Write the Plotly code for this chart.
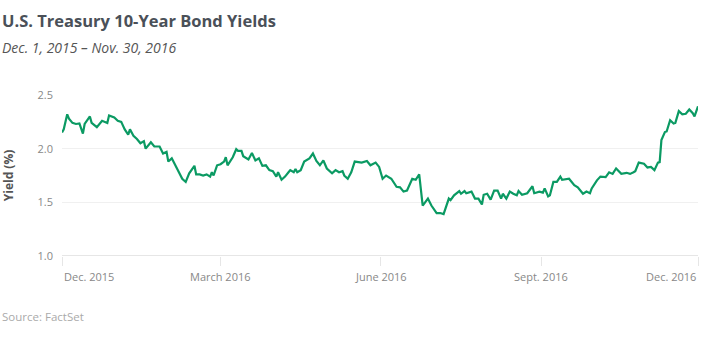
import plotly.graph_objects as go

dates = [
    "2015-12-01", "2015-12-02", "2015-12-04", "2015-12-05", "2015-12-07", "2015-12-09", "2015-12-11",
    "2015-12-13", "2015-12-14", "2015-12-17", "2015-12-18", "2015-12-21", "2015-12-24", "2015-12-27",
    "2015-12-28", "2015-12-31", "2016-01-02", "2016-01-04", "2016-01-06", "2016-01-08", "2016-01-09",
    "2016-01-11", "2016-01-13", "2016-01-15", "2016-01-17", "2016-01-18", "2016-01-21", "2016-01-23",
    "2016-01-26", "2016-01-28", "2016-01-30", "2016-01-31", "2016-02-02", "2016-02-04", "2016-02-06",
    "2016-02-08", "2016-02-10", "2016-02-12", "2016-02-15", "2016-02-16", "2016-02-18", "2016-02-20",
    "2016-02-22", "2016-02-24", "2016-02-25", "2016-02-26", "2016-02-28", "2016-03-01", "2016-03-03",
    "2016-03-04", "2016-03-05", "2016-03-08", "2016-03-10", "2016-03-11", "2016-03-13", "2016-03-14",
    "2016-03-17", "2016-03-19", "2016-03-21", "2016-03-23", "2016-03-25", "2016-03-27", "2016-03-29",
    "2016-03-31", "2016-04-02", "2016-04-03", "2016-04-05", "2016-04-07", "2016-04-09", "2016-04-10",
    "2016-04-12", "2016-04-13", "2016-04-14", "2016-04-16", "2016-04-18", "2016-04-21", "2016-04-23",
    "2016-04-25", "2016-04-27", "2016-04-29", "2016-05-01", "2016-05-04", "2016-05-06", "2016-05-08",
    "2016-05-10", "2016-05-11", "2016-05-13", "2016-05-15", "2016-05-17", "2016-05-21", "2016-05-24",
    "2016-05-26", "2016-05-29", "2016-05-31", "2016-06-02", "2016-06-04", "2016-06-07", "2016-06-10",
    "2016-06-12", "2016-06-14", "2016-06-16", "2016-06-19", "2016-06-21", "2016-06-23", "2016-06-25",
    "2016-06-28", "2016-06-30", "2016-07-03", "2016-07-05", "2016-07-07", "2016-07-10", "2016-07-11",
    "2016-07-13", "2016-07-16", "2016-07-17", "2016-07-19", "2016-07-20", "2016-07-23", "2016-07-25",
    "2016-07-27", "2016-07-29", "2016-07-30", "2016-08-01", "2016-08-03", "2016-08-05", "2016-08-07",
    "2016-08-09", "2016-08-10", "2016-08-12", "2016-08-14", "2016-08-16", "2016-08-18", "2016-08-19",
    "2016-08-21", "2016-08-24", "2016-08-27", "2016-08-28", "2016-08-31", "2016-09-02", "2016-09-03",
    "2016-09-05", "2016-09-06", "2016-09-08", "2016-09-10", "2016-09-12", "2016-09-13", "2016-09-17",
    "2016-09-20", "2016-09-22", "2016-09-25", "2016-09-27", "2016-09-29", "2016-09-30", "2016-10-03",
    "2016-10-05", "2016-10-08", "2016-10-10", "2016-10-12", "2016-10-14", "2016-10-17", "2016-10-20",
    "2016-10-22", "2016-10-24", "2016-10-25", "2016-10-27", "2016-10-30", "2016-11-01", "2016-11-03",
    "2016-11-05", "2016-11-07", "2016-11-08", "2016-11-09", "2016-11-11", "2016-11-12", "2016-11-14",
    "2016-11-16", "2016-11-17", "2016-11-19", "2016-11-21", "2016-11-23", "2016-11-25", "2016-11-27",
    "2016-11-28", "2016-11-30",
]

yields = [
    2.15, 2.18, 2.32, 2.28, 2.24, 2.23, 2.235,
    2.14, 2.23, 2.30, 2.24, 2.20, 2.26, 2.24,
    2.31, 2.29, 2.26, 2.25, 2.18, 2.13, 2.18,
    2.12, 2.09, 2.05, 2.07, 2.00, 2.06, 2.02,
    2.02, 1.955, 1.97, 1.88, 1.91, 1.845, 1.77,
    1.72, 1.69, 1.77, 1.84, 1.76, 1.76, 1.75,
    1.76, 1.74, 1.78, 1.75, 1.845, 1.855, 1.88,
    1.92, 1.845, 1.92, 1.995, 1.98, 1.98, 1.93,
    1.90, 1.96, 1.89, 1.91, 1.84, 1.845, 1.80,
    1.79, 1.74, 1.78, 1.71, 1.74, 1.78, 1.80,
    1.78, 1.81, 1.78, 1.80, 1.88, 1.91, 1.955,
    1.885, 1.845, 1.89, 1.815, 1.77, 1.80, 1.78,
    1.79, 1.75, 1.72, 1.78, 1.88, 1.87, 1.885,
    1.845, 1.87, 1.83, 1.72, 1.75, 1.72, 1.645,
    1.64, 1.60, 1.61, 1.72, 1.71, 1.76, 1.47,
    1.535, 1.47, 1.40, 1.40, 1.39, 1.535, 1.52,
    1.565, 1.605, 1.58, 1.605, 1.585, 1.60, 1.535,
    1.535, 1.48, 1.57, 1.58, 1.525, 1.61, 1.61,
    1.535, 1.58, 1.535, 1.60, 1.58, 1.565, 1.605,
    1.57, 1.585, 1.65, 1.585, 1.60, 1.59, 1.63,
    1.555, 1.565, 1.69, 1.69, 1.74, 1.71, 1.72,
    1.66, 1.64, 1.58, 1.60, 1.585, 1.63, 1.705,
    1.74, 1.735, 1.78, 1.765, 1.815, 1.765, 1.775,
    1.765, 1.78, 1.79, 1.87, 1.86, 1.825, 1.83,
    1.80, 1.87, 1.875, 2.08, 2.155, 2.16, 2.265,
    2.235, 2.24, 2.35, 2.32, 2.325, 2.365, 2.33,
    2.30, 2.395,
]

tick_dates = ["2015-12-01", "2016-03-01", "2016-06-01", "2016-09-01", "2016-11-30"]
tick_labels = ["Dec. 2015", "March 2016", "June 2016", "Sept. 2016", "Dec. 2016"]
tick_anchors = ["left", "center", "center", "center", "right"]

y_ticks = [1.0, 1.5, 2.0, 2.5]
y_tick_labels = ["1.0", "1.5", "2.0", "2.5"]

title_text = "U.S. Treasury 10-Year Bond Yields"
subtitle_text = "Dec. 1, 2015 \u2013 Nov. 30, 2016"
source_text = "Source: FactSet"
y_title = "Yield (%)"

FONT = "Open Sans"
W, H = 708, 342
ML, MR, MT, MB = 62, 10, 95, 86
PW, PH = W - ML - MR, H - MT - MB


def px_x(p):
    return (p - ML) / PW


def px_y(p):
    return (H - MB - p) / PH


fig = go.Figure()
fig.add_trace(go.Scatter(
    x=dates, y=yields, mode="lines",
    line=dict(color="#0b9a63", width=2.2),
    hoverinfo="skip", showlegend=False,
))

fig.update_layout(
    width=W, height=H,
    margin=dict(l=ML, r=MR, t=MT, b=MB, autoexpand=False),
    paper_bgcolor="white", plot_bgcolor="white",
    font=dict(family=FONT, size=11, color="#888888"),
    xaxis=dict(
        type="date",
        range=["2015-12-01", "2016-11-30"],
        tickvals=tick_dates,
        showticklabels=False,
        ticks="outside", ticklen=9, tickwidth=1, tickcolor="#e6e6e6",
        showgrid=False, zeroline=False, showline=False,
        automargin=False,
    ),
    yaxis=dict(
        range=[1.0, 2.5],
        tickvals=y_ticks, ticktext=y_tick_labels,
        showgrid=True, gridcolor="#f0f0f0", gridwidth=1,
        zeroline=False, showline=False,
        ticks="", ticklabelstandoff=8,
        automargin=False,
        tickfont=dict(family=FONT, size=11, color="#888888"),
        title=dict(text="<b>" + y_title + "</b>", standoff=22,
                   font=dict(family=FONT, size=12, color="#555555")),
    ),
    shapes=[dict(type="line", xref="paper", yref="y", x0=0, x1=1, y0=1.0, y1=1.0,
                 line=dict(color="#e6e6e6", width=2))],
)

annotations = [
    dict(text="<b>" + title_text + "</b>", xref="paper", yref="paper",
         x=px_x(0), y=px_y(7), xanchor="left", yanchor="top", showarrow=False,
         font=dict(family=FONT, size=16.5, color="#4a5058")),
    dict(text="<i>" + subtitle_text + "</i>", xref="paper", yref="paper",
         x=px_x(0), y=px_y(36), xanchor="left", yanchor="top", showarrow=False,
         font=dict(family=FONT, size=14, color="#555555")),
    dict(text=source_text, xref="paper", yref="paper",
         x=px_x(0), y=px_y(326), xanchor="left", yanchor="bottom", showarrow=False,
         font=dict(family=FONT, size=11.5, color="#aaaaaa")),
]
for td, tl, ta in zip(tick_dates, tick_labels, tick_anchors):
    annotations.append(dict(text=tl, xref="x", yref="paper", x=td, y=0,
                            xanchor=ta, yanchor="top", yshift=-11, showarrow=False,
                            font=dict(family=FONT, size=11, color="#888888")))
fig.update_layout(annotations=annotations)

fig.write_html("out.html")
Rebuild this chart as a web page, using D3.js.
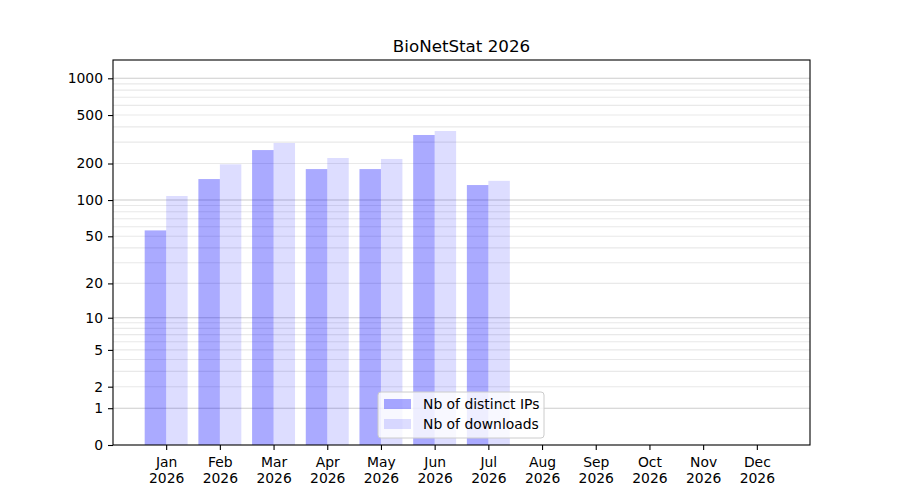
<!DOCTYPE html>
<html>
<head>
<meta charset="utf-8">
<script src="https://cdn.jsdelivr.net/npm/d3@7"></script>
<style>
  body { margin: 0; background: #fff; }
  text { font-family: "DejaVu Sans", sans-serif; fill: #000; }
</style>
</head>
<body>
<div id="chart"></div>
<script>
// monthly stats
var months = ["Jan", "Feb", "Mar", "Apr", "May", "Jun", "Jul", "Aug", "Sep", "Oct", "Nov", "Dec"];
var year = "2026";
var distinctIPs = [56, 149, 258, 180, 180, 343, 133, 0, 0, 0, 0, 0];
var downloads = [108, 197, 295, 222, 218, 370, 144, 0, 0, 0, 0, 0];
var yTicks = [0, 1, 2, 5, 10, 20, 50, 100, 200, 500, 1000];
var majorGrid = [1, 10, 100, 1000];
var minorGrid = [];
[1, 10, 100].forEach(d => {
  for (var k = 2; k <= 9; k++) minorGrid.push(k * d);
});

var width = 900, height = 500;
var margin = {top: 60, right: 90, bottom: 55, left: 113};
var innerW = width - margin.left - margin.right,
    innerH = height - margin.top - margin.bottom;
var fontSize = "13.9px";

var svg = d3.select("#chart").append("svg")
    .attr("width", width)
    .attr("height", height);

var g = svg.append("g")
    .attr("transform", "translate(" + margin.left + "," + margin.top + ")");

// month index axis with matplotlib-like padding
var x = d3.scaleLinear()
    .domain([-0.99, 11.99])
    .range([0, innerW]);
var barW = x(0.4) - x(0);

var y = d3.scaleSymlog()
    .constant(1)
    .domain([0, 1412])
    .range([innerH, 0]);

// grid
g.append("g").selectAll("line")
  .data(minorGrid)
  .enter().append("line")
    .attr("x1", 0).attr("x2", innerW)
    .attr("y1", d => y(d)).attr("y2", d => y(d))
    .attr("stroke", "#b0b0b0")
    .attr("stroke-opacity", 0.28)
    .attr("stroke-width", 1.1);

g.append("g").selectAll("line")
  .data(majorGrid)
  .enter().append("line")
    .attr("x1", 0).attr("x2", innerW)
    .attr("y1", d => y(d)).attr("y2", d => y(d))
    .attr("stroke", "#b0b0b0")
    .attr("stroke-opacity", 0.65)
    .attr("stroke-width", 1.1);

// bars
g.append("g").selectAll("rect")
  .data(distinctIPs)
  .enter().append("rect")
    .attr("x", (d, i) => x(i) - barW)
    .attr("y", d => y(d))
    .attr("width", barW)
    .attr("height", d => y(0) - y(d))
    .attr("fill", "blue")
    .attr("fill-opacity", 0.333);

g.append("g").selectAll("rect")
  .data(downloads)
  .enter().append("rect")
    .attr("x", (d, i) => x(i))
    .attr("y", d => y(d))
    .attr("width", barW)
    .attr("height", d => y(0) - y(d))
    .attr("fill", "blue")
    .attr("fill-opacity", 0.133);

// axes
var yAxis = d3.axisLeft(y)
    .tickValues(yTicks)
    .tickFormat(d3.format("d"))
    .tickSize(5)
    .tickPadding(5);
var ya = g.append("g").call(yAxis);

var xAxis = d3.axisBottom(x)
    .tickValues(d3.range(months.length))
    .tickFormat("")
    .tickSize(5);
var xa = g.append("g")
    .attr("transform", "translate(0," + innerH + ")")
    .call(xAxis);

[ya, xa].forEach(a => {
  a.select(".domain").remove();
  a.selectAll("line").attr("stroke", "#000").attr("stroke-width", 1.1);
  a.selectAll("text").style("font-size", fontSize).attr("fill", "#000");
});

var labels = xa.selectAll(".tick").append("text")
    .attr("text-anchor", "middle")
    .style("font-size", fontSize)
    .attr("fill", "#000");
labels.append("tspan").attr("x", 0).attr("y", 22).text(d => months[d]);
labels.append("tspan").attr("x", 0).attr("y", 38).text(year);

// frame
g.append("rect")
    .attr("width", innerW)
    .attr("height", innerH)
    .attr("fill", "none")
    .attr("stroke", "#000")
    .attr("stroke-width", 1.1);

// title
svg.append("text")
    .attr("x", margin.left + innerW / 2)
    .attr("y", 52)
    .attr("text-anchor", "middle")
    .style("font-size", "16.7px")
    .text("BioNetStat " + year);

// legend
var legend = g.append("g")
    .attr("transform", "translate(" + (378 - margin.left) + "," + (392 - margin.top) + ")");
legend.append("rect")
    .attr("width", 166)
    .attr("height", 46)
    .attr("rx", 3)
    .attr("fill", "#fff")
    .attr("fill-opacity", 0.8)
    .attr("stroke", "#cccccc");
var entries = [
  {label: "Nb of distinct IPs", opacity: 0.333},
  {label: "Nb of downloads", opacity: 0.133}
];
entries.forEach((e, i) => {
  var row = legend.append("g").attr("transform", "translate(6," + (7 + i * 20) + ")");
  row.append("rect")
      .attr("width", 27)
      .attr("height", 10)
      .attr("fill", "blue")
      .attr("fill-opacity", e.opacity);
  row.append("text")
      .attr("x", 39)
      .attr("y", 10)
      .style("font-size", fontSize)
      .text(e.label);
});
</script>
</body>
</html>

INSTRUCTION.
Above are the records. Identify each line that contains the word "this".

RESPONSE BELOW.
Write the Plotly code for this chart.
Rebuild this chart as a web page, using D3.js.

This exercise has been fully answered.